The bulletin begins by addressing the renewed interest in subsistence farming due to economic hardships and government policies. It highlights the benefits of combining part-time farming with outside wage work to provide families with both cash income and home-grown food. This approach, often called subsistence farming, is particularly attractive to families with limited incomes and several children, offering a way to ensure a steady supply of fresh fruits and vegetables.

Selecting Land Near Cities

Selecting suitable land is crucial for the success of a subsistence homestead. The bulletin emphasizes the importance of choosing productive, well-drained soil near employment opportunities. Key considerations include the distance to work, availability of pure water, and proximity to community amenities like schools and roads. The quality of the soil should take precedence over the state of existing buildings when purchasing land.

Vegetable, Poultry, and Fruit Production

Wilcox provides detailed plans for vegetable gardens in different regions of the United States. These plans suggest the types and quantities of vegetables and fruits to plant, ensuring a continuous supply throughout the growing season and ample produce for canning and storage. A small poultry flock and a few fruit trees are recommended to complement the garden produce.

Layout for a Small Acreage

Illustrative plans for using approximately one acre of land efficiently are provided. The plans vary for northern and southern states, taking into account regional differences in climate and soil quality. The layout emphasizes placing high-maintenance crops closer to the house to reduce labor and organizing the land to facilitate easy cultivation.

Cash Expenses and Returns

The bulletin outlines the estimated cash expenses for establishing and maintaining a subsistence homestead, including costs for plowing, seeds, fertilizers, and chicken feed. It also provides an estimate of the potential returns from the homestead, emphasizing that the savings from home-grown food can significantly offset the initial investments.

Winter Vegetable and Fruit Supply

To ensure an adequate food supply during the winter months, Wilcox discusses methods for storing, drying, and canning surplus produce. Detailed canning budgets for families in different regions are provided, suggesting the quantities of various foods needed to sustain a family of five during the non-productive months.

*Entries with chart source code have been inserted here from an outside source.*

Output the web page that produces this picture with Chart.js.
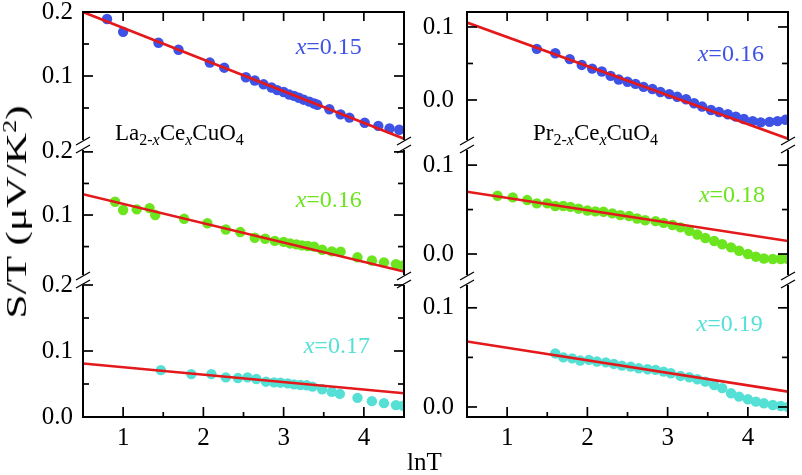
<!DOCTYPE html>
<html>
<head>
<meta charset="utf-8">
<script src="https://cdn.jsdelivr.net/npm/chart.js@4.4.1/dist/chart.umd.min.js"></script>
<style>
html,body{margin:0;padding:0;background:#fff;}
#wrap{position:relative;width:802px;height:475px;overflow:hidden;background:#fff;}
#wrap canvas{position:absolute;left:0;top:0;}
#ylab{position:absolute;left:16px;top:212px;transform:translate(-50%,-50%) rotate(-90deg) scaleX(1.45);
  font-family:"Liberation Serif","Times New Roman",serif;font-size:30px;white-space:nowrap;color:#000;line-height:1;}
#ylab sup{font-size:18px;vertical-align:0.55em;line-height:0;}
#xlab{position:absolute;left:407px;top:449px;font-family:"Liberation Serif","Times New Roman",serif;font-size:25px;color:#000;white-space:nowrap;line-height:1;}
</style>
</head>
<body>
<div id="wrap">
<canvas id="c0" width="802" height="475"></canvas>
<canvas id="c1" width="802" height="475"></canvas>
<canvas id="c2" width="802" height="475"></canvas>
<canvas id="c3" width="802" height="475"></canvas>
<canvas id="c4" width="802" height="475"></canvas>
<canvas id="c5" width="802" height="475"></canvas>
<div id="ylab">S/T (μV/K<sup>2</sup>)</div>
<div id="xlab">lnT</div>
</div>
<script>
// ---------------- data ----------------
const xTickMajor = [1, 2, 3, 4];
const xTickMinor = [1.5, 2.5, 3.5];
const fitLnT = [0.5, 4.5];

// La2-xCexCuO4, x = 0.15
const lnT_L15 = [0.80,1.00,1.44,1.69,2.08,2.26,2.53,2.64,2.75,2.85,2.92,3.00,3.07,3.13,3.19,3.25,3.32,3.38,3.42,3.57,3.71,3.82,4.01,4.18,4.32,4.44];
const st_L15  = [0.189,0.169,0.152,0.141,0.121,0.113,0.098,0.093,0.087,0.082,0.078,0.075,0.071,0.069,0.066,0.063,0.060,0.057,0.055,0.048,0.040,0.035,0.027,0.022,0.018,0.016];
const fit_L15 = [0.200, 0.002];

// La2-xCexCuO4, x = 0.16
const lnT_L16 = [0.90,1.00,1.17,1.33,1.40,1.76,2.05,2.28,2.46,2.64,2.77,2.89,3.00,3.08,3.16,3.23,3.30,3.38,3.48,3.60,3.71,3.92,4.10,4.25,4.40,4.49];
const st_L16  = [0.121,0.108,0.109,0.111,0.100,0.094,0.087,0.077,0.073,0.064,0.0625,0.059,0.0575,0.055,0.0535,0.052,0.051,0.050,0.045,0.0425,0.042,0.033,0.028,0.025,0.022,0.020];
const fit_L16 = [0.133, 0.0105];

// La2-xCexCuO4, x = 0.17
const lnT_L17 = [1.47,1.85,2.10,2.28,2.43,2.55,2.66,2.78,2.88,2.96,3.05,3.13,3.21,3.29,3.36,3.48,3.60,3.70,3.92,4.10,4.25,4.40,4.49];
const st_L17  = [0.071,0.065,0.065,0.060,0.059,0.060,0.0575,0.0535,0.0525,0.052,0.051,0.0495,0.0485,0.048,0.046,0.042,0.038,0.035,0.029,0.024,0.021,0.018,0.017];
const fit_L17 = [0.081, 0.036];

// Pr2-xCexCuO4, x = 0.16
const lnT_P16 = [1.37,1.60,1.78,1.93,2.06,2.18,2.29,2.39,2.50,2.60,2.70,2.81,2.91,3.02,3.12,3.23,3.33,3.43,3.54,3.64,3.75,3.85,3.95,4.06,4.16,4.27,4.37,4.47];
const st_P16  = [0.070,0.064,0.056,0.048,0.043,0.039,0.033,0.028,0.025,0.022,0.018,0.015,0.011,0.008,0.0045,0.001,-0.0045,-0.009,-0.0137,-0.0164,-0.0196,-0.0228,-0.026,-0.029,-0.0306,-0.030,-0.029,-0.027];
const fit_P16 = [0.106, -0.053];

// Pr2-xCexCuO4, x = 0.18
const lnT_P18 = [0.88,1.07,1.25,1.37,1.50,1.60,1.70,1.79,1.89,2.00,2.10,2.20,2.31,2.41,2.52,2.62,2.72,2.85,2.95,3.06,3.16,3.27,3.37,3.47,3.58,3.68,3.79,3.89,4.00,4.10,4.20,4.31,4.41,4.50];
const st_P18  = [0.0655,0.0637,0.0607,0.057,0.057,0.054,0.054,0.053,0.051,0.049,0.048,0.0475,0.0457,0.0438,0.0427,0.040,0.038,0.037,0.035,0.0326,0.030,0.026,0.022,0.018,0.0146,0.011,0.0075,0.0037,0.0,-0.003,-0.005,-0.0056,-0.0056,-0.0056];
const fit_P18 = [0.070, 0.0146];

// Pr2-xCexCuO4, x = 0.19
const lnT_P19 = [1.60,1.70,1.81,1.91,2.02,2.12,2.23,2.33,2.43,2.54,2.64,2.75,2.85,2.95,3.04,3.16,3.27,3.37,3.47,3.58,3.68,3.79,3.89,4.00,4.10,4.20,4.31,4.41,4.50];
const st_P19  = [0.054,0.050,0.049,0.0468,0.0475,0.0458,0.045,0.0434,0.0417,0.0407,0.039,0.038,0.0374,0.0357,0.034,0.0313,0.030,0.028,0.0256,0.022,0.019,0.0138,0.0104,0.0078,0.0054,0.0037,0.002,0.001,0.0];
const fit_P19 = [0.066, 0.0155];

// ---------------- styling ----------------
const RED = '#e3191c';
const BLUE = '#3e52e6', GREEN = '#6ce51f', CYAN = '#55e0d5';
const SERIF = "'Liberation Serif', 'Times New Roman', serif";
Chart.defaults.font.family = SERIF;
const W = 802, H = 475;
const YW = 60, XH = 36;
const COLL = {l: 83, r: 404}, COLR = {l: 467, r: 788};
const ROWS = [{t: 12, b: 140}, {t: 150, b: 275}, {t: 285, b: 417}];

function drawRuns(ctx, x, y, runs, color, baseline) {
  ctx.fillStyle = color;
  ctx.textAlign = 'left';
  ctx.textBaseline = baseline || 'alphabetic';
  for (const r of runs) {
    ctx.font = (r.i ? 'italic ' : '') + r.s + 'px ' + SERIF;
    ctx.fillText(r.t, x, y + (r.dy || 0));
    x += ctx.measureText(r.t).width;
  }
}

function line(ctx, x1, y1, x2, y2) {
  ctx.beginPath(); ctx.moveTo(x1, y1); ctx.lineTo(x2, y2); ctx.stroke();
}

function framePlugin(p) {
  return {
    id: 'frame',
    afterDraw(chart) {
      const ctx = chart.ctx;
      const {left, right, top, bottom} = chart.chartArea;
      const xs = chart.scales.x, ys = chart.scales.y;
      ctx.save();
      ctx.strokeStyle = '#000';
      ctx.lineWidth = 2;
      line(ctx, left, top, left, bottom);
      line(ctx, right, top, right, bottom);
      if (p.row === 0) line(ctx, left - 1, top, right + 1, top);
      if (p.row === 2) line(ctx, left - 1, bottom, right + 1, bottom);
      ctx.lineWidth = 1.7;
      // y ticks (inward, both sides)
      p.yMajor.forEach(v => {
        const py = ys.getPixelForValue(v);
        line(ctx, left, py, left + 10, py);
        line(ctx, right, py, right - 10, py);
      });
      p.yMinor.forEach(v => {
        const py = ys.getPixelForValue(v);
        line(ctx, left, py, left + 6, py);
        line(ctx, right, py, right - 6, py);
      });
      // x ticks
      if (p.row === 0) {
        xTickMajor.concat(xTickMinor).forEach(v => {
          const px = xs.getPixelForValue(v);
          line(ctx, px, top, px, top + 9);
        });
      }
      if (p.row === 2) {
        xTickMajor.forEach(v => { const px = xs.getPixelForValue(v); line(ctx, px, bottom, px, bottom - 10); });
        xTickMinor.forEach(v => { const px = xs.getPixelForValue(v); line(ctx, px, bottom, px, bottom - 5); });
      }
      // axis break marks
      ctx.lineWidth = 1.3;
      const slash = (cx, cy) => line(ctx, cx - 7, cy + 4, cx + 7, cy - 4);
      if (p.row !== 0) { slash(left, top - 1); slash(right, top - 1); }
      if (p.row !== 2) { slash(left, bottom + 1); slash(right, bottom + 1); }
      // label x=...
      const lx = xs.getPixelForValue(p.label.x), ly = ys.getPixelForValue(p.label.y);
      drawRuns(ctx, lx, ly, [{t: 'x', i: true, s: 24}, {t: '=' + p.label.text, s: 24}], p.color, 'middle');
      // compound name
      if (p.name) {
        drawRuns(ctx, left + p.name.dx, bottom + p.name.dy, [
          {t: p.name.el, s: 23}, {t: '2-', s: 16, dy: 5}, {t: 'x', i: true, s: 16, dy: 5},
          {t: 'Ce', s: 23}, {t: 'x', i: true, s: 16, dy: 5}, {t: 'CuO', s: 23}, {t: '4', s: 16, dy: 5}
        ], '#000');
      }
      ctx.restore();
    }
  };
}

function panel(id, p) {
  const col = p.col === 0 ? COLL : COLR;
  const row = ROWS[p.row];
  const showX = p.row === 2;
  return new Chart(document.getElementById(id), {
    type: 'scatter',
    data: {
      datasets: [
        {
          type: 'line',
          data: fitLnT.map((x, i) => ({x: x, y: p.fit[i]})),
          borderColor: RED, borderWidth: 2.6, pointRadius: 0, fill: false, order: 0, clip: 0
        },
        {
          data: p.xs.map((x, i) => ({x: x, y: p.ys[i]})),
          backgroundColor: p.color, borderWidth: 0, pointRadius: 5.2, order: 1, clip: 0
        }
      ]
    },
    options: {
      responsive: false, animation: false, devicePixelRatio: 1, events: [],
      layout: {padding: {left: col.l - YW, right: W - col.r, top: row.t, bottom: H - row.b - (showX ? XH : 0)}},
      plugins: {legend: {display: false}, tooltip: {enabled: false}},
      scales: {
        x: {
          type: 'linear', min: 0.5, max: 4.5, display: showX,
          grid: {display: false, drawTicks: false}, border: {display: false},
          afterBuildTicks: s => { s.ticks = xTickMajor.map(v => ({value: v})); },
          afterFit: s => { if (showX) { s.height = XH; } s.paddingLeft = 0; s.paddingRight = 0; },
          ticks: {autoSkip: false, maxRotation: 0, padding: 6, color: '#000',
            font: {family: SERIF, size: 25}, callback: v => String(v)}
        },
        y: {
          type: 'linear', min: p.min, max: p.max,
          grid: {display: false, drawTicks: false}, border: {display: false},
          afterBuildTicks: s => { s.ticks = p.yLabels.map(v => ({value: v})); },
          afterFit: s => { s.width = YW; s.paddingTop = 0; s.paddingBottom = 0; },
          ticks: {autoSkip: false, padding: p.col === 0 ? 10 : 13, color: '#000',
            font: {family: SERIF, size: 25}, callback: v => v.toFixed(1)}
        }
      }
    },
    plugins: [framePlugin(p)]
  });
}

panel('c0', {col: 0, row: 0, min: 0, max: 0.2, xs: lnT_L15, ys: st_L15, fit: fit_L15, color: BLUE,
  yLabels: [0.1, 0.2], yMajor: [0.1], yMinor: [0.05, 0.15],
  label: {x: 3.15, y: 0.144, text: '0.15'}, name: {el: 'La', dx: 32, dy: 0}});
panel('c1', {col: 0, row: 1, min: 0.005, max: 0.203, xs: lnT_L16, ys: st_L16, fit: fit_L16, color: GREEN,
  yLabels: [0.1, 0.2], yMajor: [0.1, 0.2], yMinor: [0.05, 0.15],
  label: {x: 3.15, y: 0.122, text: '0.16'}});
panel('c2', {col: 0, row: 2, min: 0, max: 0.2, xs: lnT_L17, ys: st_L17, fit: fit_L17, color: CYAN,
  yLabels: [0.0, 0.1, 0.2], yMajor: [0.1, 0.2], yMinor: [0.05, 0.15],
  label: {x: 3.25, y: 0.106, text: '0.17'}});
panel('c3', {col: 1, row: 0, min: -0.0548, max: 0.1205, xs: lnT_P16, ys: st_P16, fit: fit_P16, color: BLUE,
  yLabels: [0.0, 0.1], yMajor: [0.0, 0.1], yMinor: [0.05],
  label: {x: 3.375, y: 0.0616, text: '0.16'}, name: {el: 'Pr', dx: 66, dy: 0}});
panel('c4', {col: 1, row: 1, min: -0.0236, max: 0.117, xs: lnT_P18, ys: st_P18, fit: fit_P18, color: GREEN,
  yLabels: [0.0, 0.1], yMajor: [0.0, 0.1], yMinor: [0.05],
  label: {x: 3.39, y: 0.066, text: '0.18'}});
panel('c5', {col: 1, row: 2, min: -0.0101, max: 0.123, xs: lnT_P19, ys: st_P19, fit: fit_P19, color: CYAN,
  yLabels: [0.0, 0.1], yMajor: [0.0, 0.1], yMinor: [0.05],
  label: {x: 3.36, y: 0.083, text: '0.19'}});
</script>
</body>
</html>
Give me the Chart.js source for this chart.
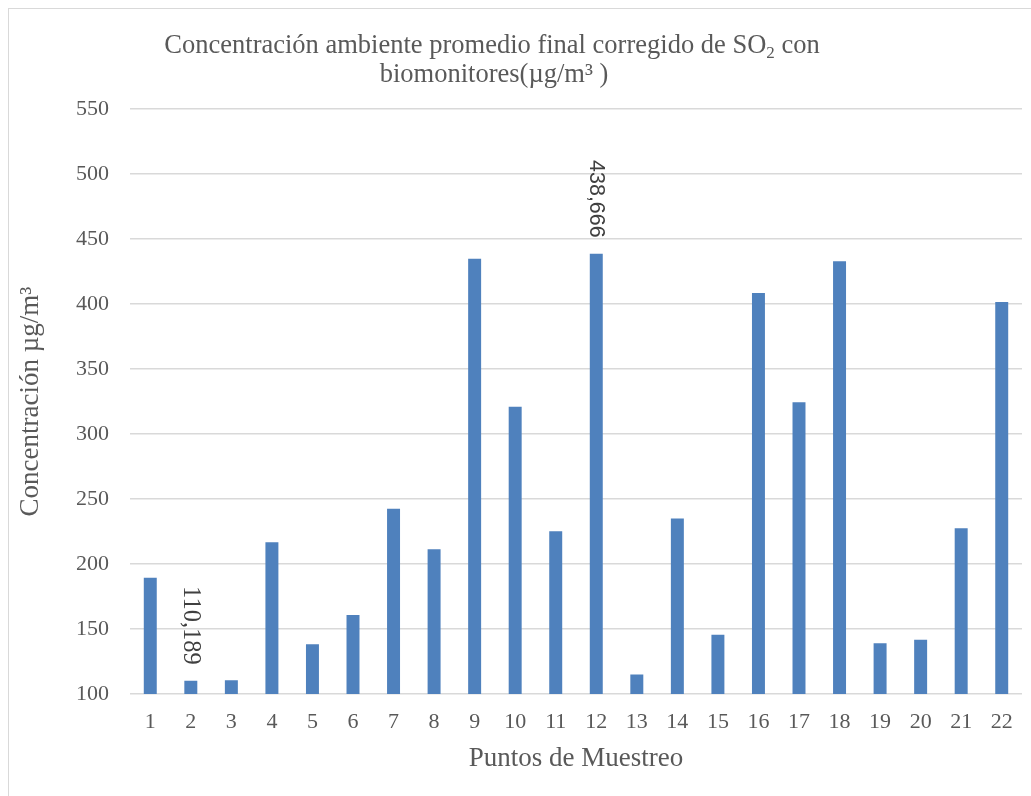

Feed and Livestock Production

The bulletin explores the integration of livestock into the subsistence homestead. It suggests keeping poultry, a cow or two, and pigs, and provides guidelines for raising the necessary feed. The space and resources required to maintain these animals are discussed, along with the benefits of producing milk, butter, and meat at home.

Limitations and Practical Considerations

Wilcox cautions against overestimating the savings and underestimating the labor involved in subsistence farming. He emphasizes the importance of realistic expectations and the need for additional income to meet non-food expenses. The bulletin also discusses the challenges of farming on poor-quality land and the importance of thorough investigation before purchasing property.

Possibilities of a Small Wood Lot

Having a small wood lot can significantly reduce heating costs, especially in rural homes without access to gas or electricity. Wilcox advises careful management of timber resources to ensure a sustainable supply of firewood.


"Planning a Subsistence Homestead" is a valuable resource for families looking to combine part-time farming with wage work to achieve a degree of self-sufficiency. The bulletin provides practical advice on land selection, garden layout, livestock management, and food preservation, offering a realistic perspective on the benefits and challenges of subsistence farming.

This detailed guide serves as an essential tool for those interested in reducing living costs and increasing food security through small-scale, sustainable farming practices.